-- start of Recorded data --

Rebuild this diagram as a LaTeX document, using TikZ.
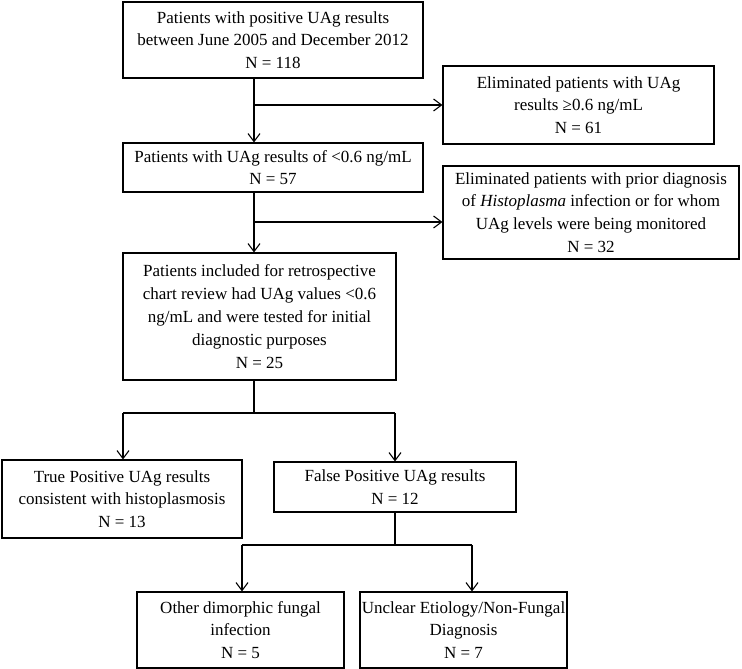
\documentclass[tikz,border=0pt]{standalone}
\usepackage{fontspec}
\setmainfont{Liberation Serif}
\usetikzlibrary{arrows.meta}
\begin{document}
\begin{tikzpicture}[x=1pt,y=-1pt,
  box/.style={draw, line width=1.1pt, align=center, inner sep=0pt,
    font=\fontsize{17}{22.8}\selectfont},
  conn/.style={line width=1.1pt},
  arr/.style={conn, -{Straight Barb[length=8pt,width=12pt]}}]
\useasboundingbox (0,0) rectangle (742,669);

\node[box, minimum width=300pt, minimum height=76pt] (b1) at (273,40)
  {Patients with positive UAg results\\between June 2005 and December 2012\\N = 118};
\node[box, minimum width=271pt, minimum height=78pt] (e1) at (578.5,105)
  {Eliminated patients with UAg\\results ≥0.6 ng/mL\\N = 61};
\node[box, minimum width=300pt, minimum height=49pt] (b2) at (273,167.5)
  {Patients with UAg results of <0.6 ng/mL\\N = 57};
\node[box, minimum width=296pt, minimum height=93pt] (e2) at (591,212.5)
  {Eliminated patients with prior diagnosis\\of \textit{Histoplasma} infection or for whom\\UAg levels were being monitored\\N = 32};
\node[box, minimum width=273pt, minimum height=127pt] (b3) at (259.5,316.5)
  {Patients included for retrospective\\chart review had UAg values <0.6\\ng/mL and were tested for initial\\diagnostic purposes\\N = 25};
\node[box, minimum width=240pt, minimum height=78pt] (tp) at (122,499)
  {True Positive UAg results\\consistent with histoplasmosis\\N = 13};
\node[box, minimum width=242pt, minimum height=50pt] (fp) at (395,487)
  {False Positive UAg results\\N = 12};
\node[box, minimum width=207pt, minimum height=76pt] (ot) at (240.5,630)
  {Other dimorphic fungal\\infection\\N = 5};
\node[box, minimum width=207pt, minimum height=76pt] (un) at (463.5,630)
  {Unclear Etiology/Non-Fungal\\Diagnosis\\N = 7};

% first stage
\coordinate (s1) at (254,78);
\coordinate (j1) at (254,105);
\draw[arr] (s1 |- b1.south) -- (s1 |- b2.north);
\draw[arr] (j1) -- (j1 -| e1.west);

% second stage
\coordinate (s2) at (254,192);
\coordinate (j2) at (254,222);
\draw[arr] (s2 |- b2.south) -- (s2 |- b3.north);
\draw[arr] (j2) -- (j2 -| e2.west);

% split after b3
\coordinate (j3) at (254,413);
\coordinate (l3) at (123,413);
\coordinate (r3) at (395,413);
\draw[conn] (j3 |- b3.south) -- (j3);
\draw[conn] (l3) -- (r3);
\draw[arr] (l3) -- (l3 |- tp.north);
\draw[arr] (r3) -- (r3 |- fp.north);

% split after fp
\coordinate (j4) at (395,545);
\coordinate (l4) at (242,545);
\coordinate (r4) at (472,545);
\draw[conn] (fp.south) -- (j4);
\draw[conn] (l4) -- (r4);
\draw[arr] (l4) -- (l4 |- ot.north);
\draw[arr] (r4) -- (r4 |- un.north);
\end{tikzpicture}
\end{document}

-- end of Recorded data --

• [What you will do] Repeat the data exactly, without the pictures.

• [Result of the task]
Rebuild this diagram as a LaTeX document, using TikZ.
\documentclass[tikz,border=0pt]{standalone}
\usepackage{fontspec}
\setmainfont{Liberation Serif}
\usetikzlibrary{arrows.meta}
\begin{document}
\begin{tikzpicture}[x=1pt,y=-1pt,
  box/.style={draw, line width=1.1pt, align=center, inner sep=0pt,
    font=\fontsize{17}{22.8}\selectfont},
  conn/.style={line width=1.1pt},
  arr/.style={conn, -{Straight Barb[length=8pt,width=12pt]}}]
\useasboundingbox (0,0) rectangle (742,669);

\node[box, minimum width=300pt, minimum height=76pt] (b1) at (273,40)
  {Patients with positive UAg results\\between June 2005 and December 2012\\N = 118};
\node[box, minimum width=271pt, minimum height=78pt] (e1) at (578.5,105)
  {Eliminated patients with UAg\\results ≥0.6 ng/mL\\N = 61};
\node[box, minimum width=300pt, minimum height=49pt] (b2) at (273,167.5)
  {Patients with UAg results of <0.6 ng/mL\\N = 57};
\node[box, minimum width=296pt, minimum height=93pt] (e2) at (591,212.5)
  {Eliminated patients with prior diagnosis\\of \textit{Histoplasma} infection or for whom\\UAg levels were being monitored\\N = 32};
\node[box, minimum width=273pt, minimum height=127pt] (b3) at (259.5,316.5)
  {Patients included for retrospective\\chart review had UAg values <0.6\\ng/mL and were tested for initial\\diagnostic purposes\\N = 25};
\node[box, minimum width=240pt, minimum height=78pt] (tp) at (122,499)
  {True Positive UAg results\\consistent with histoplasmosis\\N = 13};
\node[box, minimum width=242pt, minimum height=50pt] (fp) at (395,487)
  {False Positive UAg results\\N = 12};
\node[box, minimum width=207pt, minimum height=76pt] (ot) at (240.5,630)
  {Other dimorphic fungal\\infection\\N = 5};
\node[box, minimum width=207pt, minimum height=76pt] (un) at (463.5,630)
  {Unclear Etiology/Non-Fungal\\Diagnosis\\N = 7};

% first stage
\coordinate (s1) at (254,78);
\coordinate (j1) at (254,105);
\draw[arr] (s1 |- b1.south) -- (s1 |- b2.north);
\draw[arr] (j1) -- (j1 -| e1.west);

% second stage
\coordinate (s2) at (254,192);
\coordinate (j2) at (254,222);
\draw[arr] (s2 |- b2.south) -- (s2 |- b3.north);
\draw[arr] (j2) -- (j2 -| e2.west);

% split after b3
\coordinate (j3) at (254,413);
\coordinate (l3) at (123,413);
\coordinate (r3) at (395,413);
\draw[conn] (j3 |- b3.south) -- (j3);
\draw[conn] (l3) -- (r3);
\draw[arr] (l3) -- (l3 |- tp.north);
\draw[arr] (r3) -- (r3 |- fp.north);

% split after fp
\coordinate (j4) at (395,545);
\coordinate (l4) at (242,545);
\coordinate (r4) at (472,545);
\draw[conn] (fp.south) -- (j4);
\draw[conn] (l4) -- (r4);
\draw[arr] (l4) -- (l4 |- ot.north);
\draw[arr] (r4) -- (r4 |- un.north);
\end{tikzpicture}
\end{document}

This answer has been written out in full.